• **Stated exercise**
All of the material should be reproduced exactly, with pictures left out.

*** Collected material

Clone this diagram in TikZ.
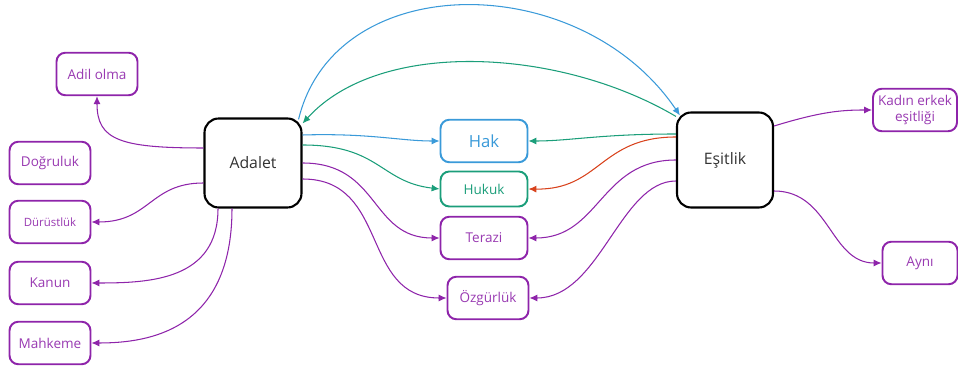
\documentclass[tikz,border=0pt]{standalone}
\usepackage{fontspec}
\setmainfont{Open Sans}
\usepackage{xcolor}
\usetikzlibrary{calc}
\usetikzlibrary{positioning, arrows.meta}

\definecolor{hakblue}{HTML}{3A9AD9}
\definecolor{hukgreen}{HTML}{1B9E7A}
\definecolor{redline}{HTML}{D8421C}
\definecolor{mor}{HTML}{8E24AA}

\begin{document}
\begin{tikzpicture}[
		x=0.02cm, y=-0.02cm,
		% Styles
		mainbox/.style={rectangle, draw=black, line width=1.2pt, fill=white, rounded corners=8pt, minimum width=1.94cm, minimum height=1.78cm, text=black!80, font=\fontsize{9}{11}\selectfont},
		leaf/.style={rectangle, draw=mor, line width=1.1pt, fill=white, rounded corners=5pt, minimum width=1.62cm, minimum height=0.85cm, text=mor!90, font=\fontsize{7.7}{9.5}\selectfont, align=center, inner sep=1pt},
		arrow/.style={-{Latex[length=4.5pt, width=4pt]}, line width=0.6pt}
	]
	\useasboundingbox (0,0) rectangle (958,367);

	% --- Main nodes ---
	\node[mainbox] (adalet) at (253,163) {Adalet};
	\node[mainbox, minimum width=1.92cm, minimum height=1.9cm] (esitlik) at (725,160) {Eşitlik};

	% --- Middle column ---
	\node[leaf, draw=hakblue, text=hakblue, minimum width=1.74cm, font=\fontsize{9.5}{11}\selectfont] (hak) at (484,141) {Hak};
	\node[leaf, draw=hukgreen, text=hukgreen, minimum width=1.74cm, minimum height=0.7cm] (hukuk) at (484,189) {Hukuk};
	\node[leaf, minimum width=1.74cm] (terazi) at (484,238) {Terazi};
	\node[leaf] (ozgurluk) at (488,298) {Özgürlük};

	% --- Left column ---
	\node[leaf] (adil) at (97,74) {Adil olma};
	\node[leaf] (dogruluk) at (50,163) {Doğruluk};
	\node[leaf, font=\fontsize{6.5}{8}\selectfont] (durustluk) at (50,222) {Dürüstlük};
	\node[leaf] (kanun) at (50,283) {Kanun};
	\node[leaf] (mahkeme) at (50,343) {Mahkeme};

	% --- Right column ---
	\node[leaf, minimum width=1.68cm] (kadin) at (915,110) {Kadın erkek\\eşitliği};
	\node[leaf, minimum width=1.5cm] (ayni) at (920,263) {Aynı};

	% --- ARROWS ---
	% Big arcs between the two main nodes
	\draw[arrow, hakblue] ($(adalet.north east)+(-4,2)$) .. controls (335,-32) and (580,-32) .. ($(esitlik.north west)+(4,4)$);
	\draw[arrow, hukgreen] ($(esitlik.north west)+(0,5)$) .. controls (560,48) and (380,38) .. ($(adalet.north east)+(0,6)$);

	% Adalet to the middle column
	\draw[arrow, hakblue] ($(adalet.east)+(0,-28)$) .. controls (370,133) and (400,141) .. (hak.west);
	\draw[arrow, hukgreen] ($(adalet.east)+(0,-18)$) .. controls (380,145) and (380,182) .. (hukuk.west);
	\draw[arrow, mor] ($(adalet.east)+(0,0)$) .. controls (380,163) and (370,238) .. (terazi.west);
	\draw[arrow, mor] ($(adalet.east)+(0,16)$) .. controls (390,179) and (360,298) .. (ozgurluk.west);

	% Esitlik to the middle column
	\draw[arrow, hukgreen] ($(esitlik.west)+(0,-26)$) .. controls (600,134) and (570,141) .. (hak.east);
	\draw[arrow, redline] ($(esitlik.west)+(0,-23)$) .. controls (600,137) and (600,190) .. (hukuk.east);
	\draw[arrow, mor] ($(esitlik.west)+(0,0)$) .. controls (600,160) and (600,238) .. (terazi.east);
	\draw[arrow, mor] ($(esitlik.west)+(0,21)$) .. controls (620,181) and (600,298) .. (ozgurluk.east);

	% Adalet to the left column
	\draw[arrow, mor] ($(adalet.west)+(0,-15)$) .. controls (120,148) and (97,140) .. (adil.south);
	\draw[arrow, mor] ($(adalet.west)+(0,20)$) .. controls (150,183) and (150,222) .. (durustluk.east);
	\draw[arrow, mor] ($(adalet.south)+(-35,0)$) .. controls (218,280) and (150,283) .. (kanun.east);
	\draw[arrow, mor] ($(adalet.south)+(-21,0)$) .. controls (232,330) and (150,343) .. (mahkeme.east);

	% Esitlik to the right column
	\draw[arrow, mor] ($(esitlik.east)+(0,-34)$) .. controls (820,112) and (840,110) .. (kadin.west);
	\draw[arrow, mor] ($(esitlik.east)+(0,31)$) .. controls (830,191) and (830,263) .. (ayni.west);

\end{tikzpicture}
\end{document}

******

• **Task solution**
Clone this diagram in TikZ.
\documentclass[tikz,border=0pt]{standalone}
\usepackage{fontspec}
\setmainfont{Open Sans}
\usepackage{xcolor}
\usetikzlibrary{calc}
\usetikzlibrary{positioning, arrows.meta}

\definecolor{hakblue}{HTML}{3A9AD9}
\definecolor{hukgreen}{HTML}{1B9E7A}
\definecolor{redline}{HTML}{D8421C}
\definecolor{mor}{HTML}{8E24AA}

\begin{document}
\begin{tikzpicture}[
		x=0.02cm, y=-0.02cm,
		% Styles
		mainbox/.style={rectangle, draw=black, line width=1.2pt, fill=white, rounded corners=8pt, minimum width=1.94cm, minimum height=1.78cm, text=black!80, font=\fontsize{9}{11}\selectfont},
		leaf/.style={rectangle, draw=mor, line width=1.1pt, fill=white, rounded corners=5pt, minimum width=1.62cm, minimum height=0.85cm, text=mor!90, font=\fontsize{7.7}{9.5}\selectfont, align=center, inner sep=1pt},
		arrow/.style={-{Latex[length=4.5pt, width=4pt]}, line width=0.6pt}
	]
	\useasboundingbox (0,0) rectangle (958,367);

	% --- Main nodes ---
	\node[mainbox] (adalet) at (253,163) {Adalet};
	\node[mainbox, minimum width=1.92cm, minimum height=1.9cm] (esitlik) at (725,160) {Eşitlik};

	% --- Middle column ---
	\node[leaf, draw=hakblue, text=hakblue, minimum width=1.74cm, font=\fontsize{9.5}{11}\selectfont] (hak) at (484,141) {Hak};
	\node[leaf, draw=hukgreen, text=hukgreen, minimum width=1.74cm, minimum height=0.7cm] (hukuk) at (484,189) {Hukuk};
	\node[leaf, minimum width=1.74cm] (terazi) at (484,238) {Terazi};
	\node[leaf] (ozgurluk) at (488,298) {Özgürlük};

	% --- Left column ---
	\node[leaf] (adil) at (97,74) {Adil olma};
	\node[leaf] (dogruluk) at (50,163) {Doğruluk};
	\node[leaf, font=\fontsize{6.5}{8}\selectfont] (durustluk) at (50,222) {Dürüstlük};
	\node[leaf] (kanun) at (50,283) {Kanun};
	\node[leaf] (mahkeme) at (50,343) {Mahkeme};

	% --- Right column ---
	\node[leaf, minimum width=1.68cm] (kadin) at (915,110) {Kadın erkek\\eşitliği};
	\node[leaf, minimum width=1.5cm] (ayni) at (920,263) {Aynı};

	% --- ARROWS ---
	% Big arcs between the two main nodes
	\draw[arrow, hakblue] ($(adalet.north east)+(-4,2)$) .. controls (335,-32) and (580,-32) .. ($(esitlik.north west)+(4,4)$);
	\draw[arrow, hukgreen] ($(esitlik.north west)+(0,5)$) .. controls (560,48) and (380,38) .. ($(adalet.north east)+(0,6)$);

	% Adalet to the middle column
	\draw[arrow, hakblue] ($(adalet.east)+(0,-28)$) .. controls (370,133) and (400,141) .. (hak.west);
	\draw[arrow, hukgreen] ($(adalet.east)+(0,-18)$) .. controls (380,145) and (380,182) .. (hukuk.west);
	\draw[arrow, mor] ($(adalet.east)+(0,0)$) .. controls (380,163) and (370,238) .. (terazi.west);
	\draw[arrow, mor] ($(adalet.east)+(0,16)$) .. controls (390,179) and (360,298) .. (ozgurluk.west);

	% Esitlik to the middle column
	\draw[arrow, hukgreen] ($(esitlik.west)+(0,-26)$) .. controls (600,134) and (570,141) .. (hak.east);
	\draw[arrow, redline] ($(esitlik.west)+(0,-23)$) .. controls (600,137) and (600,190) .. (hukuk.east);
	\draw[arrow, mor] ($(esitlik.west)+(0,0)$) .. controls (600,160) and (600,238) .. (terazi.east);
	\draw[arrow, mor] ($(esitlik.west)+(0,21)$) .. controls (620,181) and (600,298) .. (ozgurluk.east);

	% Adalet to the left column
	\draw[arrow, mor] ($(adalet.west)+(0,-15)$) .. controls (120,148) and (97,140) .. (adil.south);
	\draw[arrow, mor] ($(adalet.west)+(0,20)$) .. controls (150,183) and (150,222) .. (durustluk.east);
	\draw[arrow, mor] ($(adalet.south)+(-35,0)$) .. controls (218,280) and (150,283) .. (kanun.east);
	\draw[arrow, mor] ($(adalet.south)+(-21,0)$) .. controls (232,330) and (150,343) .. (mahkeme.east);

	% Esitlik to the right column
	\draw[arrow, mor] ($(esitlik.east)+(0,-34)$) .. controls (820,112) and (840,110) .. (kadin.west);
	\draw[arrow, mor] ($(esitlik.east)+(0,31)$) .. controls (830,191) and (830,263) .. (ayni.west);

\end{tikzpicture}
\end{document}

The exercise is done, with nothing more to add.